会長ブログ

頭蓋静圧療法とALS(筋萎縮性側索硬化症)

みなさんはALSと言う病気をご存知ですか?聞いたこと無いなあ、という方が大半だと思います。つい最近、この病気を患った若者を描いたTVドラマが始まりましたので、「ああ、あの病気?」と思われた方もあるかもしれません。

この病気は正式には「筋萎縮性側索硬化症」と言い、今のところ治療法が無く、難病とされているのものです。じつはこの病気には忘れられない思い出があるのです。

 

今から10数年前、ALSの患者さんに頭蓋静圧療法を施術したことがあります。その方はエジプト人の富豪で、ALSを治すために世界中の治療を受けていました。まずドイツで最新の現代医療を受けたのですが、効果がなく、それなら中国で漢方治療はどうかと試し、良い結果が出ず、その後気功治療もやってみたけれど、これも全く効果なし。そうしている間に症状はどんどん進行して行き、ほとほと困っていたところに頭蓋静圧療法をやってみては、と紹介されてきたのでした。

 

施術のために約束した場所へ訪ねてみると、予想以上に大きな身体の男性が力なくベッドに横たわっていました。身長は180?以上あり骨格もガッシリしています。頑丈そうな体つきにもかかわらず、この時すでに自分で座ることも立つことも出来ず、ほとんど寝たきりに近い状態でした。

その男性の頭に触れてみると、生きた人間の頭に触れている感じがしません。それはまるで薄いガラスを触っているようで、少し力を入れたら割れてしまいそうな、脆い印象を受けました。そのため足からアプローチを始めることにしました。

身体が動かないだけで意識は明晰で話も出来ましたので、今まで治療してきたことや身体の状態について聞きながら進めて行くことになりました。

話してみると男性は治るのをあきらめている様子でした。それはそうです。裕福な方ですからお金に糸目をつけず、ありとあらゆる治療を受けてから、私のところに来られた方です。これまで全く良くならなかったのだから、今度もきっといい結果なんか期待できないだろうという気持ちを見て取ることが出来ました。

始めは全く信用してくれている様子ではなかったのですが、動かなかった身体に変化を感じると、諦めかけていた気持ちに「もしかしたら、治るかもしれない」という希望が生まれ、絶望して力の無かった目に輝きが出てきたのでした。

数日の間隔を空けながら施術を続けて行くと、3回目の施術が終わる頃にはベッドの上で上半身を起こすことができるまでになっていました。

 

それから何回かの施術を行っていたある日のこと。

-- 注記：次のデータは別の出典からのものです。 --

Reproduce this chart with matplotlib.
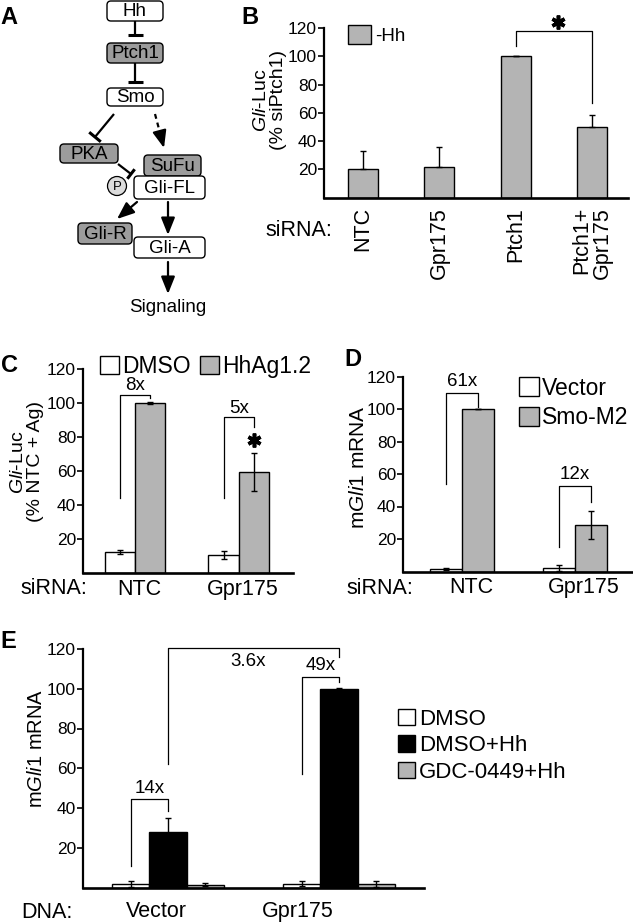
import numpy as np
import matplotlib
matplotlib.use("Agg")
import matplotlib.pyplot as plt
from matplotlib.patches import FancyBboxPatch, Circle

plt.rcParams["font.family"] = ["Liberation Sans", "DejaVu Sans"]
plt.rcParams["mathtext.fontset"] = "custom"
plt.rcParams["mathtext.rm"] = "Liberation Sans"
plt.rcParams["mathtext.it"] = "Liberation Sans:italic"

W, H = 633, 924
GREY = "#b4b4b4"
DARK = "#9c9c9c"
TICK_FS = 12.5
XLAB_FS = 15.5
FOLD_FS = 13.5
LEG_FS = 16.5

# ---- panel A: pathway nodes ----
A_NODES = ["Hh", "Ptch1", "Smo", "PKA", "SuFu", "Gli-FL", "Gli-R", "Gli-A"]
A_FILLED = [False, True, False, True, True, False, True, False]

# ---- panel B ----
B_LABELS = ["NTC", "Gpr175", "Ptch1", "Ptch1+\nGpr175"]
B_VALUES = [20, 21.5, 100, 50]
B_ERR = [13, 14.5, 0, 8.5]
B_SIG = [107, 118, 67]          # left leg, top, right leg

# ---- panel C ----
C_GROUPS = ["NTC", "Gpr175"]
C_DMSO = [12.3, 10.8]
C_DMSO_ERR = [1.3, 2.4]
C_AG = [100, 59.5]
C_AG_ERR = [0.4, 11]
C_FOLD = ["8x", "5x"]
C_BRACKET = [[44, 105, 103], [44, 92, 86]]
C_STAR = [False, True]

# ---- panel D ----
D_GROUPS = ["NTC", "Gpr175"]
D_VECTOR = [1.5, 2.0]
D_VECTOR_ERR = [0.8, 1.8]
D_SMO = [100, 28.5]
D_SMO_ERR = [0.3, 8.5]
D_FOLD = ["61x", "12x"]
D_BRACKET = [[54, 110, 101], [15, 52.5, 43]]

# ---- panel E ----
E_GROUPS = ["Vector", "Gpr175"]
E_DMSO = [2.0, 2.0]
E_DMSO_ERR = [1.5, 1.2]
E_HH = [28, 100]
E_HH_ERR = [7, 0.5]
E_GDC = [1.5, 1.8]
E_GDC_ERR = [0.8, 1.5]
E_FOLD = ["14x", "49x"]
E_BRACKET = [[11, 44.5, 38.5], [57, 106, 103.5]]
E_ACROSS = "3.6x"
E_ACROSS_BRACKET = [62, 120.5, 116]


def fx(px):
    return px / W


def fy(py):
    return 1 - py / H


def axes_px(left, top, right, bottom):
    return fig.add_axes([fx(left), fy(bottom), (right - left) / W, (bottom - top) / H])


def style(ax, xlim):
    ax.set_xlim(*xlim)
    ax.set_ylim(0, 120)
    ax.set_yticks([20, 40, 60, 80, 100, 120])
    for s in ["top", "right"]:
        ax.spines[s].set_visible(False)
    ax.spines["left"].set_linewidth(1.6)
    ax.spines["bottom"].set_linewidth(1.9)
    ax.tick_params(axis="y", direction="out", length=4, width=1.2, pad=1, labelsize=TICK_FS)
    ax.tick_params(axis="x", length=0, labelsize=XLAB_FS)


def bracket(ax, x0, x1, levels, text=None, tx=None, ty=None):
    y0, top, y1 = levels
    ax.plot([x0, x0, x1, x1], [y0, top, top, y1], color="black", lw=0.9, clip_on=False)
    if text:
        ax.text((x0 + x1) / 2 if tx is None else tx, top + 5 if ty is None else ty, text,
                ha="center", va="center", fontsize=FOLD_FS)


def star(ax, x, y):
    ax.plot(x, y, marker=(6, 2, 0), ms=10, mew=2.6, color="black", clip_on=False)


ERR_KW = dict(elinewidth=1.0, capthick=1.0, ecolor="black")

fig = plt.figure(figsize=(W / 100, H / 100), dpi=100)

# ================= A =================
axA = axes_px(0, 0, 230, 320)
axA.set_xlim(0, 230)
axA.set_ylim(320, 0)
axA.axis("off")

A_BOX = {"Hh": (107, 1, 163, 21), "Ptch1": (107, 43, 163, 63), "Smo": (107, 88, 163, 106),
         "PKA": (60, 144, 118, 163), "SuFu": (144, 155, 201, 176), "Gli-FL": (134, 176, 205, 199),
         "Gli-R": (78, 223, 132, 244), "Gli-A": (134, 237, 205, 258)}
for name, filled in zip(A_NODES, A_FILLED):
    x0, y0, x1, y1 = A_BOX[name]
    axA.add_patch(FancyBboxPatch((x0, y0), x1 - x0, y1 - y0, boxstyle="round,pad=0,rounding_size=4",
                                 fc=DARK if filled else "white", ec="black", lw=1.0))
    axA.text((x0 + x1) / 2, (y0 + y1) / 2 + 1, name, ha="center", va="center", fontsize=13.5)

axA.add_patch(Circle((117, 186), 9.5, fc="#dcdcdc", ec="black", lw=0.9))
axA.text(117, 187, "P", ha="center", va="center", fontsize=9.5)


def tbar(p0, p1, half=7.5):
    p0 = np.array(p0, float)
    p1 = np.array(p1, float)
    d = (p1 - p0) / np.linalg.norm(p1 - p0)
    n = np.array([-d[1], d[0]])
    axA.plot([p0[0], p1[0]], [p0[1], p1[1]], color="black", lw=1.6, solid_capstyle="butt")
    a, b = p1 + n * half, p1 - n * half
    axA.plot([a[0], b[0]], [a[1], b[1]], color="black", lw=2.2, solid_capstyle="butt")


def arrow(p0, p1, dashed=False):
    p0 = np.array(p0, float)
    p1 = np.array(p1, float)
    if dashed:
        # dashed shaft, then a solid head
        d = (p1 - p0) / np.linalg.norm(p1 - p0)
        mid = p1 - d * 9
        axA.plot([p0[0], mid[0]], [p0[1], mid[1]], color="black", lw=1.6, ls=(0, (2.2, 1.8)))
        p0 = mid - d * 0.5
    axA.annotate("", xy=p1, xytext=p0,
                 arrowprops=dict(arrowstyle="-|>,head_length=0.8,head_width=0.32", lw=1.6,
                                 color="black", shrinkA=0, shrinkB=0, mutation_scale=13))


tbar((135, 21), (135, 35))
tbar((135, 63), (135, 82))
tbar((114, 114), (95, 137))
tbar((118, 164), (131, 174), half=6)
arrow((155, 114), (164, 148), dashed=True)
arrow((137, 202), (117, 219))
arrow((168, 202), (168, 235))
arrow((168, 262), (168, 294))
axA.text(168, 307, "Signaling", ha="center", va="center", fontsize=13.5)

# ================= B =================
axB = axes_px(324, 28, 628, 197.5)
xb = np.arange(len(B_LABELS))
barsB = axB.bar(xb, B_VALUES, 0.39, color=GREY, edgecolor="black", lw=1.0,
                yerr=[np.zeros(len(B_ERR)), B_ERR], capsize=2.5, error_kw=ERR_KW)
style(axB, (-0.51, 3.47))
axB.set_xticks(xb)
axB.set_xticklabels(B_LABELS, rotation=90, va="top", ha="center", multialignment="right",
                    linespacing=0.95)
axB.tick_params(axis="x", pad=7)
bracket(axB, xb[2], xb[3], B_SIG)
star(axB, (xb[2] + xb[3]) / 2 + 0.05, 124)
axB.legend([barsB], ["-Hh"], loc="upper left", bbox_to_anchor=(0.079, 1.018), frameon=False,
           borderaxespad=0, borderpad=0, handlelength=1.2, handleheight=1.2,
           handletextpad=0.25, fontsize=13.5)
fig.text(fx(270), fy(100), r"$\mathit{Gli}$-Luc" + "\n(% siPtch1)", rotation=90,
         ha="center", va="center", fontsize=14, linespacing=1.0)
fig.text(fx(332), fy(230), "siRNA:", ha="right", va="center", fontsize=XLAB_FS)

# ================= C =================
axC = axes_px(83, 369, 293, 573)
xc = np.arange(len(C_GROUPS))
wc = 0.293
barsC1 = axC.bar(xc - wc / 2, C_DMSO, wc, color="white", edgecolor="black", lw=1.0,
                 yerr=C_DMSO_ERR, capsize=2, error_kw=ERR_KW)
barsC2 = axC.bar(xc + wc / 2, C_AG, wc, color=GREY, edgecolor="black", lw=1.0,
                 yerr=C_AG_ERR, capsize=2, error_kw=ERR_KW)
style(axC, (-0.5, 1.52))
axC.set_xticks(xc + 0.04)
axC.set_xticklabels(C_GROUPS)
axC.tick_params(axis="x", pad=4)
for i in range(len(C_GROUPS)):
    bracket(axC, xc[i] - wc / 2, xc[i] + wc / 2, C_BRACKET[i], C_FOLD[i])
    if C_STAR[i]:
        star(axC, xc[i] + wc / 2, C_AG[i] + C_AG_ERR[i] + 8)
axC.legend([barsC1, barsC2], ["DMSO", "HhAg1.2"], ncol=2, loc="upper left",
           bbox_to_anchor=(0.081, 1.07), frameon=False, borderaxespad=0, borderpad=0,
           handlelength=0.82, handleheight=0.85, handletextpad=0.15, columnspacing=0.4,
           fontsize=LEG_FS)
fig.text(fx(27), fy(462), r"$\mathit{Gli}$-Luc" + "\n(% NTC + Ag)", rotation=90,
         ha="center", va="center", fontsize=14, linespacing=1.0)
fig.text(fx(87), fy(588), "siRNA:", ha="right", va="center", fontsize=XLAB_FS)

# ================= D =================
axD = axes_px(403, 376.5, 632, 571.5)
xd = np.arange(len(D_GROUPS))
wd = 0.283
barsD1 = axD.bar(xd - wd / 2, D_VECTOR, wd, color="white", edgecolor="black", lw=1.0,
                 yerr=D_VECTOR_ERR, capsize=2, error_kw=ERR_KW)
barsD2 = axD.bar(xd + wd / 2, D_SMO, wd, color=GREY, edgecolor="black", lw=1.0,
                 yerr=D_SMO_ERR, capsize=2, error_kw=ERR_KW)
style(axD, (-0.522, 1.504))
axD.set_xticks(xd + 0.08)
axD.set_xticklabels(D_GROUPS)
axD.tick_params(axis="x", pad=4)
for i in range(len(D_GROUPS)):
    bracket(axD, xd[i] - wd / 2, xd[i] + wd / 2, D_BRACKET[i], D_FOLD[i], ty=D_BRACKET[i][1] + 7)
axD.legend([barsD1, barsD2], ["Vector", "Smo-M2"], loc="upper left",
           bbox_to_anchor=(0.507, 1.0), frameon=False, borderaxespad=0, borderpad=0,
           handlelength=0.85, handleheight=0.85, handletextpad=0.15, labelspacing=0.3,
           fontsize=LEG_FS)
fig.text(fx(358), fy(467), r"m$\mathit{Gli1}$ mRNA", rotation=90,
         ha="center", va="center", fontsize=15)
fig.text(fx(413), fy(588), "siRNA:", ha="right", va="center", fontsize=XLAB_FS)

# ================= E =================
axE = axes_px(83, 649, 424, 887.5)
xe = np.arange(len(E_GROUPS))
we = 0.219
barsE1 = axE.bar(xe - we, E_DMSO, we, color="white", edgecolor="black", lw=1.0,
                 yerr=E_DMSO_ERR, capsize=2, error_kw=ERR_KW)
barsE2 = axE.bar(xe, E_HH, we, color="black", edgecolor="black", lw=1.0,
                 yerr=E_HH_ERR, capsize=2, error_kw=ERR_KW)
barsE3 = axE.bar(xe + we, E_GDC, we, color=GREY, edgecolor="black", lw=1.0,
                 yerr=E_GDC_ERR, capsize=2, error_kw=ERR_KW)
style(axE, (-0.497, 1.497))
axE.set_xticks([xe[0] - 0.07, xe[1] - 0.24])
axE.set_xticklabels(E_GROUPS)
axE.tick_params(axis="x", pad=10)
for i in range(len(E_GROUPS)):
    bracket(axE, xe[i] - we, xe[i], E_BRACKET[i], E_FOLD[i], ty=E_BRACKET[i][1] + 5.5)
bracket(axE, xe[0], xe[1], E_ACROSS_BRACKET, E_ACROSS, tx=0.47, ty=113.5)
axE.legend([barsE1, barsE2, barsE3], ["DMSO", "DMSO+Hh", "GDC-0449+Hh"], loc="upper left",
           bbox_to_anchor=(0.924, 0.75), frameon=False, borderaxespad=0, borderpad=0,
           handlelength=0.78, handleheight=0.75, handletextpad=0.15, labelspacing=0.25,
           fontsize=16)
fig.text(fx(37), fy(748), r"m$\mathit{Gli1}$ mRNA", rotation=90,
         ha="center", va="center", fontsize=14.5)
fig.text(fx(73), fy(912), "DNA:", ha="right", va="center", fontsize=XLAB_FS)

# panel letters
for letter, (px, py) in zip("ABCDE", [(9, 18), (250, 17), (10, 365), (353, 360), (8, 642)]):
    fig.text(fx(px), fy(py), letter, ha="center", va="center", fontsize=17, fontweight="bold")

fig.savefig("out.png", dpi=100)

いつものようにエレベーターに乗り、目的の階に到着してドアが開くと、なんとそこには起き上がることさえ出来なかった男性がいるではありませんか。廊下の壁に手をつきながらも自分の足で立ち、こちらに向かって歩いて来たのです。伝い歩きでゆっくり私の目の前に来ると、大きな身体をしたその男性は、いたずらっ子のような嬉しそうな笑顔を見せてくれたのでした。その後、男性は自分の足で歩いてエジプトに帰って行きました。

頭蓋静圧療法は、通常では考えられない驚くような結果を見るケースがあります。しかし頭蓋静圧療法が病気を治したのではありません。人に備わる治す力、自然治癒力を最大限に引き出した結果、自分で自分を治すことが出来たのです。

人には驚くべき能力が備わっていることを、このエジプト人男性からも教えられたのでした。